Tuesday, October 19, 2010

MPs to be excommunicated for supporting IVF?

Roman Catholic Church bishops in Poland have threatened to excommunicate MPs who support state funding for IVF.

Archbishop Henryk Hoser, head of the Episcopal Expert Team on Bioethics, said at the weekend that MPs who support IVF will be excommunicated.

The government announced last week that legislation on state funding for childless couples seeking IVF treatment will be ready soon, though there are competing bills being prepared in parliament on the extent of the funding. Poland currently has no clear laws on the procedure

The Roman Catholic Church has yet to reveal which draft bill on IVF it will support.

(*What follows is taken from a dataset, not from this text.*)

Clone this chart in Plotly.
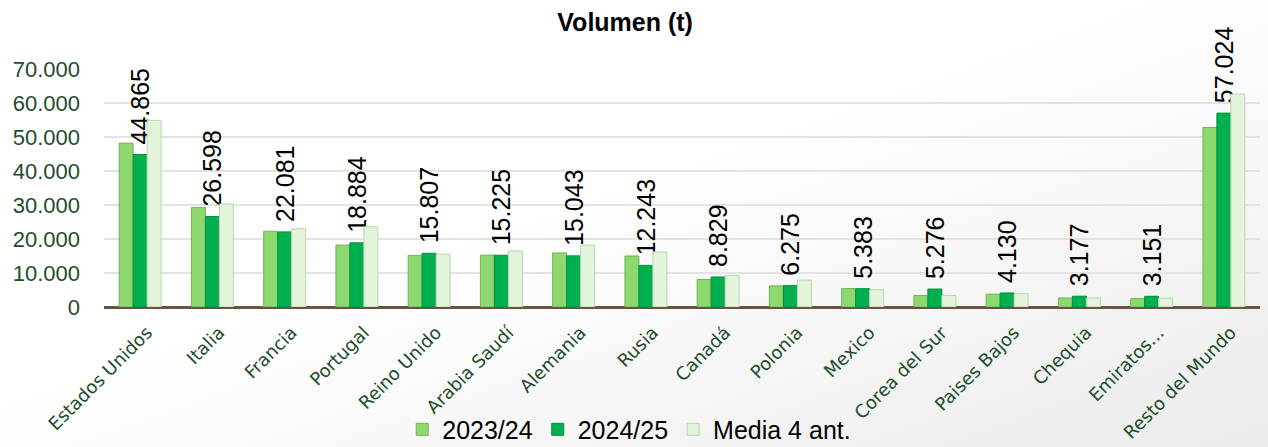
import base64
import plotly.graph_objects as go

categories = ["Estados Unidos", "Italia", "Francia", "Portugal", "Reino Unido", "Arabia Saudí",
              "Alemania", "Rusia", "Canadá", "Polonia", "Mexico", "Corea del Sur",
              "Paises Bajos", "Chequia", "Emiratos...", "Resto del Mundo"]
v_2023_24 = [48200, 29300, 22300, 18200, 15200, 15250, 15900, 15000, 8100, 6200, 5400, 3400, 3750, 2650, 2450, 52800]
v_2024_25 = [44865, 26598, 22081, 18884, 15807, 15225, 15043, 12243, 8829, 6275, 5383, 5276, 4130, 3177, 3151, 57024]
v_media = [54900, 30300, 23000, 23600, 15500, 16500, 18200, 16200, 9300, 7900, 5100, 3400, 3950, 2650, 2600, 62600]

bg_svg = ("<svg xmlns='http://www.w3.org/2000/svg' width='100' height='100' preserveAspectRatio='none'>"
          "<defs><linearGradient id='g' x1='0' y1='0' x2='1' y2='1'>"
          "<stop offset='0.45' stop-color='#ffffff'/><stop offset='1' stop-color='#ebebeb'/>"
          "</linearGradient></defs><rect width='100' height='100' fill='url(#g)'/></svg>")
bg_uri = "data:image/svg+xml;base64," + base64.b64encode(bg_svg.encode()).decode()

fig = go.Figure()
fig.add_trace(go.Bar(name="2023/24", x=categories, y=v_2023_24,
                     marker=dict(color="#8ed870", line=dict(color="#6fb556", width=1))))
fig.add_trace(go.Bar(name="2024/25", x=categories, y=v_2024_25,
                     marker=dict(color="#00b050", line=dict(color="#009040", width=1)),
                     texttemplate="\u00a0%{y:,.0f}", textposition="outside", textangle=-90,
                     constraintext="none", cliponaxis=False,
                     textfont=dict(family="Liberation Sans, Arial", size=25, color="#000000")))
fig.add_trace(go.Bar(name="Media 4 ant.", x=categories, y=v_media,
                     marker=dict(color="#e2f4da", line=dict(color="#b9d6ad", width=1))))

fig.update_layout(
    width=1268, height=447,
    separators=",.",
    barmode="group", bargap=0.42, bargroupgap=0.0,
    paper_bgcolor="#ffffff", plot_bgcolor="rgba(0,0,0,0)",
    margin=dict(l=104, r=8, t=69, b=140, autoexpand=False),
    title=dict(text="<b>Volumen (t)</b>", x=0.493, xanchor="center", y=0.95, yanchor="middle",
               font=dict(family="Liberation Sans, Arial", size=25, color="#000000")),
    legend=dict(orientation="h", x=0.258, xanchor="left", y=-0.515, yanchor="middle",
                font=dict(family="Liberation Sans, Arial", size=25, color="#000000"),
                bgcolor="rgba(0,0,0,0)", itemwidth=30, tracegroupgap=0),
    showlegend=True,
    images=[dict(source=bg_uri, xref="paper", yref="paper", x=-104 / 1156, y=1 + 69 / 238,
                 sizex=1268 / 1156, sizey=447 / 238, xanchor="left", yanchor="top",
                 sizing="stretch", layer="below")],
)
fig.update_yaxes(range=[0, 70000], dtick=10000, tickformat=",.0f", automargin=False,
                 gridcolor="#e3e3e3", gridwidth=1.5, zeroline=True, zerolinecolor="#6b5344", zerolinewidth=2,
                 tickfont=dict(family="Liberation Sans, Arial", size=22, color="#1e4d2b"),
                 ticks="", ticklabelstandoff=23)
fig.update_xaxes(tickangle=-45, showline=True, linecolor="#6b5344", linewidth=2, automargin=False,
                 ticklabelstandoff=6, ticklabelshift=7,
                 tickfont=dict(family="DejaVu Sans, Verdana", size=18, color="#1e4d2b"))

fig.write_html("out.html", config={"displayModeBar": False},
               post_script="document.body.style.margin='0';document.body.style.overflow='hidden';")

In May this year, the Episcopal Council for Family Affairs decided that MPs who support IVF will not be able to take communion. The decision was criticized, however, by Prof. Franciszek Longchamps de Berier, member of the Episcopal Expert Team on Bioethics.

“The destruction of embryos is the same askilling but it is not the same as abortion. Therefore, it cannot be punished in the same way as abortion. Bioethical issues are relatively new and the Church is still reflecting on them,” said Longchamps de Berier.

In June, the Episcopate issued a statement saying that people who perform in vitro cannot take communion until they do penance, but the bishops did not mention politicians who vote for state funding of IVF.

The ruling Civic Platform party has prepared two draft bills which are supposed to bring Polish legislation in line with the European Union's conventions and directives on bioethics.

One project was drafted by conservative Civic Platform MP Jaroslaw Gowin who suggests that in vitro should be available only for married couples. Another bill authored by Malgorzata Kidawa-Blonska, is more liberal on the issue, expanding the amount of couples who could take advantage of the funding.

Meanwhile, the opposition Law and Justice party has drafted two bills banning in vitro completely. One of them, co-drafted by Civic Platform’s coalition partner, the Polish Peasant’s Party, suggests that doctors who perform in vitro should face prison.